Future prospects: progress through data sharing

Importantly, both groups have made their source code available publicly, enabling uptake and customization of the tools by many institutions and researchers. This availability is to be championed, as is open sharing of data, software source code, and databases that enhance the performance, breadth, and accuracy of these tools in this rapidly advancing field. Another strength of both tools is the consideration of multiple types of DNA alterations (beyond point mutations), since large-scale genomic characterization studies have fully demonstrated that all types of alterations can contribute to cancer development [9]. Additional sophistication in these tools will result from the inclusion of RNA-based expression-level data from unbiased RNA-sequencing or targeted RNA-sequencing approaches in the interpretation of genes and therapeutics, especially in light of the support it may provide for amplified genes as cancer drivers.

These two reports are also illustrative of the fact that the terminology characterizing cancer gene alterations and their interpretation are in need of clearer, standardized definitions for publication. Adopting a defined terminology around descriptors such as “actionable” and “targetable”, among others, will make reports of diagnostic yield from NGS-based cancer diagnostic assays more comparable when evaluating both assays and interpretive tools. So far, we have guidelines regarding evidence tiers by which links between genomic data and their role in cancer can be reported, as provided by regulatory bodies that oversee the offerors of these tests [10]. While these are an important first step, there is no common set of descriptors to characterize the results of cancer NGS test findings relative to therapeutic indications. As such, establishing the clinical utility or benefit from such testing becomes subjective.

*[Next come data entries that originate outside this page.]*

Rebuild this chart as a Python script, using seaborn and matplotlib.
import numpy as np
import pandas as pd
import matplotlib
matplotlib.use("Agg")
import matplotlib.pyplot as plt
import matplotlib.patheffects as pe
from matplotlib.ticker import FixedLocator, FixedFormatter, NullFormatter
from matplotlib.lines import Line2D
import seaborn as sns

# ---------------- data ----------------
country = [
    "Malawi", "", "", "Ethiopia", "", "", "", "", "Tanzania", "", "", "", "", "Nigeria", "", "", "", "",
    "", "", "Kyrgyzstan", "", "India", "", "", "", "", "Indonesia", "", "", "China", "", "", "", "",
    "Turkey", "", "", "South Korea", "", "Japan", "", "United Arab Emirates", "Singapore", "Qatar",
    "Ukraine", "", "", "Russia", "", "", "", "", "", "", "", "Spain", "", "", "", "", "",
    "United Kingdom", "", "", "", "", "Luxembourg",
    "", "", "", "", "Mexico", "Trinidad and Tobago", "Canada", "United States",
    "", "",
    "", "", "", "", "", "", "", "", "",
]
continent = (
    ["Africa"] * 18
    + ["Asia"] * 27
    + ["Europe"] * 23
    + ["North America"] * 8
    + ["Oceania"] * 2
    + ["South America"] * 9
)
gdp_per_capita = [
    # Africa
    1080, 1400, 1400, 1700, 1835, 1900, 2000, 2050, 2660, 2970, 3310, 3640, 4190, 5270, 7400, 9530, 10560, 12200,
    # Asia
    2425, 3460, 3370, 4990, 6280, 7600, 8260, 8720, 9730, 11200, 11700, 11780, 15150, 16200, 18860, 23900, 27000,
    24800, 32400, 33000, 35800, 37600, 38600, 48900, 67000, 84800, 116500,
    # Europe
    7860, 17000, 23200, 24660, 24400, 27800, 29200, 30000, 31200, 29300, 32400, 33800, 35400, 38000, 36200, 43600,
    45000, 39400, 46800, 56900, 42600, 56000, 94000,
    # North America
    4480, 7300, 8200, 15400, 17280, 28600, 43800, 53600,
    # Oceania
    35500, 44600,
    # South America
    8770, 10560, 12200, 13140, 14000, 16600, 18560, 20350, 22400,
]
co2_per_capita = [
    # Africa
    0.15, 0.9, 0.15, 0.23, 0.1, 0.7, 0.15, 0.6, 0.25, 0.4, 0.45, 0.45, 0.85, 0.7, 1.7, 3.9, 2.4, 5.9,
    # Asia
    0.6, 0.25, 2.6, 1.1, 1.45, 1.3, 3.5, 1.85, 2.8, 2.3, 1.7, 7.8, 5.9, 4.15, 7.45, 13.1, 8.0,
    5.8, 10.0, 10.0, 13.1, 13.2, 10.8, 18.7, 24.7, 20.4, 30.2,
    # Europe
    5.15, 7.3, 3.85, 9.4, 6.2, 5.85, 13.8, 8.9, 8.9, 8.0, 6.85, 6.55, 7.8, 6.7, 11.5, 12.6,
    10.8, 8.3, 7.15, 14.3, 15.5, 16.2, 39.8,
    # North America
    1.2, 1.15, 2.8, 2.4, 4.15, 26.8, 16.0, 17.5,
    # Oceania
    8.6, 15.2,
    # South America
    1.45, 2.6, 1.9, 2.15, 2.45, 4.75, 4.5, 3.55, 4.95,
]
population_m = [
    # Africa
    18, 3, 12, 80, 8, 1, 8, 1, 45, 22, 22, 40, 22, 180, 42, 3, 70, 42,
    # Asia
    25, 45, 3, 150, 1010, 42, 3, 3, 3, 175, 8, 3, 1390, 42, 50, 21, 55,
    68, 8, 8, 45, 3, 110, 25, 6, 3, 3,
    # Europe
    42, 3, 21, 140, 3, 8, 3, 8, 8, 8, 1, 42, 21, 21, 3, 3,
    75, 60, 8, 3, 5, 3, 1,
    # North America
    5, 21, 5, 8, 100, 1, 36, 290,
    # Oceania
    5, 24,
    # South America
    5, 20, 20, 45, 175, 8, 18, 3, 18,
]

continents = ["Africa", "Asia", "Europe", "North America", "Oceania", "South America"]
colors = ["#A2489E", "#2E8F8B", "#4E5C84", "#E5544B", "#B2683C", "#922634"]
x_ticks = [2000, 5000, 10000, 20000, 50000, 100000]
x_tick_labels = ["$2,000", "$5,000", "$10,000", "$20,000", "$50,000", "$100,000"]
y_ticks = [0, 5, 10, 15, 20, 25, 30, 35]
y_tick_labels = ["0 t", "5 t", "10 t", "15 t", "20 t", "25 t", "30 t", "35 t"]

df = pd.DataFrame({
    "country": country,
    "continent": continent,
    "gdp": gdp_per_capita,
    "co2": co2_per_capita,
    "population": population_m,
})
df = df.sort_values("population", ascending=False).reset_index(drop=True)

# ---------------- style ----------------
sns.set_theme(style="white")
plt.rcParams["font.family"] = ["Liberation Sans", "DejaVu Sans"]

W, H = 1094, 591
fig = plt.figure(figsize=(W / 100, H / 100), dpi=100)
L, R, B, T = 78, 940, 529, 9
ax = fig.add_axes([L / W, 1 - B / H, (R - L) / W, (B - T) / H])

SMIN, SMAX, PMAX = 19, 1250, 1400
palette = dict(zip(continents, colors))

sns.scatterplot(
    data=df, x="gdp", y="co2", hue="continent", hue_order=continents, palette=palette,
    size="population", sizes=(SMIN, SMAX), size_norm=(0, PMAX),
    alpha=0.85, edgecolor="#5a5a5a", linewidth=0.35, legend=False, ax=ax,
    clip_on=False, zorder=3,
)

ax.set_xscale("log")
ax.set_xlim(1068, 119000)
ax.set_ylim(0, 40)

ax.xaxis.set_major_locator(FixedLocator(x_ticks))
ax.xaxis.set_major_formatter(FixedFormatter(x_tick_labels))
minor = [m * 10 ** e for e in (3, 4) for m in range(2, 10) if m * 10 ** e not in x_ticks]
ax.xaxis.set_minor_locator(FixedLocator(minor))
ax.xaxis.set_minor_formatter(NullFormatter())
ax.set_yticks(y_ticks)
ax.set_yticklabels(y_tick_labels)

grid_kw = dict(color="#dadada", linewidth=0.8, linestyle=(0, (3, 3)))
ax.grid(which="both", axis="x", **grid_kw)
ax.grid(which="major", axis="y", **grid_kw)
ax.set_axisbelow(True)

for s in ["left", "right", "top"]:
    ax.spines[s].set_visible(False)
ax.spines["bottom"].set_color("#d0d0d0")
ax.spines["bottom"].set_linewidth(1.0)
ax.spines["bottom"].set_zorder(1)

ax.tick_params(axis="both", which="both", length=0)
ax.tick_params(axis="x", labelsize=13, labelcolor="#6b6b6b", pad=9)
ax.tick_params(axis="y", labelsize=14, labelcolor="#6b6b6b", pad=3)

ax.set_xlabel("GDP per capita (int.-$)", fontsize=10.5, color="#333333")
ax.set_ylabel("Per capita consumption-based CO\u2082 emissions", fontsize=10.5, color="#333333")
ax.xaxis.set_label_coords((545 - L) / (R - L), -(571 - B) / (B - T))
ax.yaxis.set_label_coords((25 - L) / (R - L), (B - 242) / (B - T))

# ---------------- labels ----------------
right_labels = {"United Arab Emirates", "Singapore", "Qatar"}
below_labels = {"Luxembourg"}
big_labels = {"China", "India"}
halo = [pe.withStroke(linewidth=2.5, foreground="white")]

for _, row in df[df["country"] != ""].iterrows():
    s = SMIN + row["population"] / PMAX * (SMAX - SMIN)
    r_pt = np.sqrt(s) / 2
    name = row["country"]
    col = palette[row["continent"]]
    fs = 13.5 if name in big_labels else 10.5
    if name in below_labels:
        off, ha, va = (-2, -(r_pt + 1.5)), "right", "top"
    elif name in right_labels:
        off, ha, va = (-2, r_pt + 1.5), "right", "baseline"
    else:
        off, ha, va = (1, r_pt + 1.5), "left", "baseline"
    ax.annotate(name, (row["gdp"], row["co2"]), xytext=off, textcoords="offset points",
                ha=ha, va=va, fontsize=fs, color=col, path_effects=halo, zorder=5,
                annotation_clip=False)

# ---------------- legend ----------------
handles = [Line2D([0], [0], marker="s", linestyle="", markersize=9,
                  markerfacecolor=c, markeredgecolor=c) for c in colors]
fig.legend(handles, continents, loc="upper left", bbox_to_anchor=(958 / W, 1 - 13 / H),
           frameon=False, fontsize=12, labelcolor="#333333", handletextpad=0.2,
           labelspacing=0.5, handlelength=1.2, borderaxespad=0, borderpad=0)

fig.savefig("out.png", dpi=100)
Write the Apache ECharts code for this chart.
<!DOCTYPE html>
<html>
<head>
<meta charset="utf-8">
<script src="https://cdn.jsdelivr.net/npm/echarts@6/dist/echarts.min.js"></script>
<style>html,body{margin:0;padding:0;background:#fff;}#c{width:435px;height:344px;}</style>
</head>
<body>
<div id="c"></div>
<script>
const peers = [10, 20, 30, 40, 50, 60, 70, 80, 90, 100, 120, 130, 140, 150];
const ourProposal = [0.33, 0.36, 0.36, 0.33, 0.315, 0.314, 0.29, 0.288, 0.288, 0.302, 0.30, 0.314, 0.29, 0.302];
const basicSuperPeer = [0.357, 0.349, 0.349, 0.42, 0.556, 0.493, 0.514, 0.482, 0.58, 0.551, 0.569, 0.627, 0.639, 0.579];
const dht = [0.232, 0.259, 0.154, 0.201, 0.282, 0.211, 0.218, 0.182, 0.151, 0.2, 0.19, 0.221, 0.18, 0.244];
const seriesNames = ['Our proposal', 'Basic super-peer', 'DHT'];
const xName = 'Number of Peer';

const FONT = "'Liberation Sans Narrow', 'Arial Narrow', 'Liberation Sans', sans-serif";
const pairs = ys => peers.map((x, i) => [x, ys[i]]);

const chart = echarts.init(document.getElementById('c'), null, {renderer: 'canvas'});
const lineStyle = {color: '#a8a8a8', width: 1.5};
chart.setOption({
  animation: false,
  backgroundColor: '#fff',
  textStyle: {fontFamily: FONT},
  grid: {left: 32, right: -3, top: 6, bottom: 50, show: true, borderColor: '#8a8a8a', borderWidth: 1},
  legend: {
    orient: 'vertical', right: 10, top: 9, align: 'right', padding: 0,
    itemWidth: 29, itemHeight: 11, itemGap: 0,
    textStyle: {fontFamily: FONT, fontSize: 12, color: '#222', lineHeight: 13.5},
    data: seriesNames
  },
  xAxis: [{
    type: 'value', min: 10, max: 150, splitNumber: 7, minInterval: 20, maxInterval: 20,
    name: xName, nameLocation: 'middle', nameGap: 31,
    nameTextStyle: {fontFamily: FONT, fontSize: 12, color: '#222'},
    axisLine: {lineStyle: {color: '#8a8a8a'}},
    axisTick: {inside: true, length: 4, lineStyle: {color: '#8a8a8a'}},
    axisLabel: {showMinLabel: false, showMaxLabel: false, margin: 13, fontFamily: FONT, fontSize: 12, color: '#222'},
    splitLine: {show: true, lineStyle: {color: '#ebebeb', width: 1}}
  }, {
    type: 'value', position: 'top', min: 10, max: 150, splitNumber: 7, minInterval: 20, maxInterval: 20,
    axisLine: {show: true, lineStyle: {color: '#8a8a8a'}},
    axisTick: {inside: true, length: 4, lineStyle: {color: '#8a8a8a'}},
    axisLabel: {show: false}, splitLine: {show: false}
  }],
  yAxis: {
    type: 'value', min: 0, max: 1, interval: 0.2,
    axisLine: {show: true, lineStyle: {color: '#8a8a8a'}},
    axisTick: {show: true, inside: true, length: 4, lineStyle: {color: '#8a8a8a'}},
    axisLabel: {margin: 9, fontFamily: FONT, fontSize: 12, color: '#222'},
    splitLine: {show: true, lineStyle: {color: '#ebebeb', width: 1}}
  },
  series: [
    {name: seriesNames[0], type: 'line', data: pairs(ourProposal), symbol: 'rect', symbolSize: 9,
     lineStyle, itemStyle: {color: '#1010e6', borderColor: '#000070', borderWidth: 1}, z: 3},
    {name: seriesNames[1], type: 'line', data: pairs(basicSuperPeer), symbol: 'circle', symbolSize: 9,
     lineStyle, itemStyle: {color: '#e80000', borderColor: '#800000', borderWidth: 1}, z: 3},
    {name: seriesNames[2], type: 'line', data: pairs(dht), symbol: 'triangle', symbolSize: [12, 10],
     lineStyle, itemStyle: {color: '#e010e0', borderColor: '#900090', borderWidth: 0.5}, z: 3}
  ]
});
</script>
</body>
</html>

In summary, computational interpretation tools such as those described here mark important steps forward in expanding the use of NGS-based assays for cancer medicine, because they address the challenges of data interpretation. Ideally, these tools will be tested and applied by cancer care providers (oncologists in particular) across cancer care organizations, regardless of whether the corresponding NGS assay is performed on site, or as a send-out test. This implementation will help to evaluate the extent to which these tools facilitate NGS-based assay interpretation and, importantly, could enable more wide-scale access to such testing. Ultimately, these and related efforts will not only dissolve barriers to access but also will reinforce the clinical benefit that patients receive from precision cancer medicine, so that reimbursement for these tests from insurance providers becomes routine. As a consequence, NGS testing will become the standard of care, adding precision to each patient’s diagnosis and treatment.